Code that draws figures

** Begin **

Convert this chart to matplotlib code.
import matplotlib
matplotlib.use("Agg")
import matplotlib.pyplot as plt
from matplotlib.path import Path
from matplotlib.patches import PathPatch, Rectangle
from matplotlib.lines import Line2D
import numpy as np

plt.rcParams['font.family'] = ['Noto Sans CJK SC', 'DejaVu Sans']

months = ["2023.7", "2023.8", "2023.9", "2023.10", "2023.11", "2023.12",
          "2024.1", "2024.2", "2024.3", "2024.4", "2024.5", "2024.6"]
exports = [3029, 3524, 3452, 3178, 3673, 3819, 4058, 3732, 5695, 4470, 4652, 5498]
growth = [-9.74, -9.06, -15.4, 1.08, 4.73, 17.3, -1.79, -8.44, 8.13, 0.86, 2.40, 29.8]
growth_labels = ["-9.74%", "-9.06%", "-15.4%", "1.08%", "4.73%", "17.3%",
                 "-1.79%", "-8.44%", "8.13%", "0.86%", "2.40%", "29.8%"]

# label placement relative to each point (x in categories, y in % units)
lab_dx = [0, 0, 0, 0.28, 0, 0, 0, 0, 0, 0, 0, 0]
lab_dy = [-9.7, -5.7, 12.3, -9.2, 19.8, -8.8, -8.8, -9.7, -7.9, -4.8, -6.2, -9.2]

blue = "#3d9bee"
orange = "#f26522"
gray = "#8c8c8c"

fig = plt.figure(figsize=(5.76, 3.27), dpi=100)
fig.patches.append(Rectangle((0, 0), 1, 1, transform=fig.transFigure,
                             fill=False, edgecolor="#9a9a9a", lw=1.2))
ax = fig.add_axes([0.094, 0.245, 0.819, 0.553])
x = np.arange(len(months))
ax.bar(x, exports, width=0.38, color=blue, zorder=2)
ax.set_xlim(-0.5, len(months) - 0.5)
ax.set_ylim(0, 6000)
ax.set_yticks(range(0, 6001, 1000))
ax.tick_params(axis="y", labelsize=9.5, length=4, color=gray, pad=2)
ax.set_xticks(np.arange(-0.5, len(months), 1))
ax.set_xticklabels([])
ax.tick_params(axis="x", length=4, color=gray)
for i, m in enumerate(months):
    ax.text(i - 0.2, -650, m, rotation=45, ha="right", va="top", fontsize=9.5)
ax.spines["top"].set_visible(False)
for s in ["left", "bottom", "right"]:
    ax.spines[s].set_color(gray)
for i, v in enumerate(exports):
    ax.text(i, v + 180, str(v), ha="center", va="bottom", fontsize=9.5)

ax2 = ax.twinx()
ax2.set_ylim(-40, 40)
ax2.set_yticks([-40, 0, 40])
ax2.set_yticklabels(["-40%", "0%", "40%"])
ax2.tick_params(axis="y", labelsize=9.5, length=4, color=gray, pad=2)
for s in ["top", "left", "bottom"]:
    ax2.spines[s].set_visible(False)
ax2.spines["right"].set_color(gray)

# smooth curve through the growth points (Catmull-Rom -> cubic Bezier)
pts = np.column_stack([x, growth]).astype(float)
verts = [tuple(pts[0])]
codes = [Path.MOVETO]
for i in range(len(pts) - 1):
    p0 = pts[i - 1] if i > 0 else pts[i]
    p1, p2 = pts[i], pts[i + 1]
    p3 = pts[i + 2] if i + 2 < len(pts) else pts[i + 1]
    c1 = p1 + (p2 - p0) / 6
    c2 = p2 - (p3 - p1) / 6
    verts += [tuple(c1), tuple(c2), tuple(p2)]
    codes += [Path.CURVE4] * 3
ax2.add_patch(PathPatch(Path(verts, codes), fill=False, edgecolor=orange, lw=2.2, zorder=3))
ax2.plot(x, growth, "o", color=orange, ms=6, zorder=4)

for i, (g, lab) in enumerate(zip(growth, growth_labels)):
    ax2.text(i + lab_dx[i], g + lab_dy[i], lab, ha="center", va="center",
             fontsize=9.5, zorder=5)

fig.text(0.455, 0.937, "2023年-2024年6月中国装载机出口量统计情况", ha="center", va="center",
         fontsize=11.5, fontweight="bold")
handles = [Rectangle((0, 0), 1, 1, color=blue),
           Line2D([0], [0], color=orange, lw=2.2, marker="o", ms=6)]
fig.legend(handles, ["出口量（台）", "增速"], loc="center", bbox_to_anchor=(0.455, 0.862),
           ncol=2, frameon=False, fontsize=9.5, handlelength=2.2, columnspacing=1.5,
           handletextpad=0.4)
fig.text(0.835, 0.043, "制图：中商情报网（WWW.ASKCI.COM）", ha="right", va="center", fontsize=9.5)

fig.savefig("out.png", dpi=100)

** End **
** Begin **

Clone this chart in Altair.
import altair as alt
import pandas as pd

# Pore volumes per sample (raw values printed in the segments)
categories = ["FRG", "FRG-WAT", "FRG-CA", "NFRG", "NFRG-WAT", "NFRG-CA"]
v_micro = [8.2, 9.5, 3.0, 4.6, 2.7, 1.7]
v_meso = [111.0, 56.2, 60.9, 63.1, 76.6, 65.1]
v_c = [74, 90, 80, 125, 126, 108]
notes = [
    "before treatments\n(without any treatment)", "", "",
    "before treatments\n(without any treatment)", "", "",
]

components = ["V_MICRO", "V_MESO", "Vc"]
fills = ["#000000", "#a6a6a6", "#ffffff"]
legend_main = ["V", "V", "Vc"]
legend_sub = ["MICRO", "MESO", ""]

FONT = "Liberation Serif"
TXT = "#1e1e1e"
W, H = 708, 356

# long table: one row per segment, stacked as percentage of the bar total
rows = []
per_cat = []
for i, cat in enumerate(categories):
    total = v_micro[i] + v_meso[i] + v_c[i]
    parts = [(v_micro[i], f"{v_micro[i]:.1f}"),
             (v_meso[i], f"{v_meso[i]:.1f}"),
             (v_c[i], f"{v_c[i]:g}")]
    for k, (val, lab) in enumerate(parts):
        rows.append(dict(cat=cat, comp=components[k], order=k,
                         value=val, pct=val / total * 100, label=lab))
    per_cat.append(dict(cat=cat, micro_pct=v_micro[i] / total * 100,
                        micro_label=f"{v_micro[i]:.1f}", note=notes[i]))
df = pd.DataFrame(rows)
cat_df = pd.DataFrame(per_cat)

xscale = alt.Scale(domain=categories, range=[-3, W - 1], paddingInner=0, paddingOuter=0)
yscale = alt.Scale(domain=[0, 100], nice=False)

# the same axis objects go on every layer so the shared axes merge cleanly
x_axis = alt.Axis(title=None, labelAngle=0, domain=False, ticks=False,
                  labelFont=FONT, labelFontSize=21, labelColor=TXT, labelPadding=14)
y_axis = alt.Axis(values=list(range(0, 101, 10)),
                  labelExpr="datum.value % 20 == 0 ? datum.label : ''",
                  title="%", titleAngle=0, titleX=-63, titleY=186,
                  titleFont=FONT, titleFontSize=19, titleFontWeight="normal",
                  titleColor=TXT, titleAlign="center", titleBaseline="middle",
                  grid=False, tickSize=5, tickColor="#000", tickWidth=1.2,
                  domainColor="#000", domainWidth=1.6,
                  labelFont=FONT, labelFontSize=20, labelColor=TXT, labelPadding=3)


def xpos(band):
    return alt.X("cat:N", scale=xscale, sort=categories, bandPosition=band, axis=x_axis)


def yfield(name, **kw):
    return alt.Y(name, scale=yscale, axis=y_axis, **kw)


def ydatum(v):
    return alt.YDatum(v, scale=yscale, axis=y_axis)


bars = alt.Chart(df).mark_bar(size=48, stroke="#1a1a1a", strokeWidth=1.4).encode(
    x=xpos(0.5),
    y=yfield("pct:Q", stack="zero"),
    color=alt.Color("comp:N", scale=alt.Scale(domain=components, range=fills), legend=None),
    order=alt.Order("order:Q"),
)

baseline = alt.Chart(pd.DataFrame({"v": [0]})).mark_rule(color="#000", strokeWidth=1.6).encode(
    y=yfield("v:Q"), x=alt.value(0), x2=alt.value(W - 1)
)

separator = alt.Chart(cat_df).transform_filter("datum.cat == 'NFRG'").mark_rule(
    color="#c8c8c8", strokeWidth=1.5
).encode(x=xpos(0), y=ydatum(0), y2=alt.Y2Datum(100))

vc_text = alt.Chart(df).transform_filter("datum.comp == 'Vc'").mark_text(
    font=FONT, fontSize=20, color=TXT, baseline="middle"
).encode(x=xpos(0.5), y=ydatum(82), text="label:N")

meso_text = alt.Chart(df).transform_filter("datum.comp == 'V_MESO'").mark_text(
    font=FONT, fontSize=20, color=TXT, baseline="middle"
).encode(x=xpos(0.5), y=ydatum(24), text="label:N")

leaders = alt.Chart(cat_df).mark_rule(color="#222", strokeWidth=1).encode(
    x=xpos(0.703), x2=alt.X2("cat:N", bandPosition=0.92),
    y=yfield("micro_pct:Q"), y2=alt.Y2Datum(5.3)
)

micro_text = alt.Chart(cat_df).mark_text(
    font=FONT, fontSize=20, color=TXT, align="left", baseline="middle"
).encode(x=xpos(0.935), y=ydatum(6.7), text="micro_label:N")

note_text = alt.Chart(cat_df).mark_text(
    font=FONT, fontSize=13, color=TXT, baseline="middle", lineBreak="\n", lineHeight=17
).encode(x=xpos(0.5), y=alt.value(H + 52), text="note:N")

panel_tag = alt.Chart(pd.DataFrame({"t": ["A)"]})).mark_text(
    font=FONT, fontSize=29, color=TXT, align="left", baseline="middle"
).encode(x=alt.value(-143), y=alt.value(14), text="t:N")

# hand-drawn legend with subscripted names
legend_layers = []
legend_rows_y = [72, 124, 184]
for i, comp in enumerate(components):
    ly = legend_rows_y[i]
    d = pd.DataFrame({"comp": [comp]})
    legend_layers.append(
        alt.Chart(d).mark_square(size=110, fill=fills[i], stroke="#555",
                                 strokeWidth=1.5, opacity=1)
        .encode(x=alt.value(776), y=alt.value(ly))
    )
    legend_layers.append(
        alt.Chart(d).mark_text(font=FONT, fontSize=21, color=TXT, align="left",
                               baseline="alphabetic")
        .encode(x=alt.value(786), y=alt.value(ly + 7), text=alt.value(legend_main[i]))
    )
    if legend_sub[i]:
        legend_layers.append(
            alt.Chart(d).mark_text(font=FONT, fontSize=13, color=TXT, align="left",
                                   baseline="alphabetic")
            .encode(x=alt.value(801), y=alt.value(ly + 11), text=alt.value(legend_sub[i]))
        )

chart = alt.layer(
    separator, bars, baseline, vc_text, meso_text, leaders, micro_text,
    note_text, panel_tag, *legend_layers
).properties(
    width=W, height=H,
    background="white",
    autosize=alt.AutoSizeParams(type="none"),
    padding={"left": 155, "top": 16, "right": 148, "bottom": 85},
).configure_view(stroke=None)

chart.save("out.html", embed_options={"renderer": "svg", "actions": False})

** End **

#### Problem requirements:
Repeat, unchanged, every line from the one that contains "Clone this chart in Altair." to the one that contains "W, H = 708, 356", including both, and no other line.

#### Answer below:
Clone this chart in Altair.
import altair as alt
import pandas as pd

# Pore volumes per sample (raw values printed in the segments)
categories = ["FRG", "FRG-WAT", "FRG-CA", "NFRG", "NFRG-WAT", "NFRG-CA"]
v_micro = [8.2, 9.5, 3.0, 4.6, 2.7, 1.7]
v_meso = [111.0, 56.2, 60.9, 63.1, 76.6, 65.1]
v_c = [74, 90, 80, 125, 126, 108]
notes = [
    "before treatments\n(without any treatment)", "", "",
    "before treatments\n(without any treatment)", "", "",
]

components = ["V_MICRO", "V_MESO", "Vc"]
fills = ["#000000", "#a6a6a6", "#ffffff"]
legend_main = ["V", "V", "Vc"]
legend_sub = ["MICRO", "MESO", ""]

FONT = "Liberation Serif"
TXT = "#1e1e1e"
W, H = 708, 356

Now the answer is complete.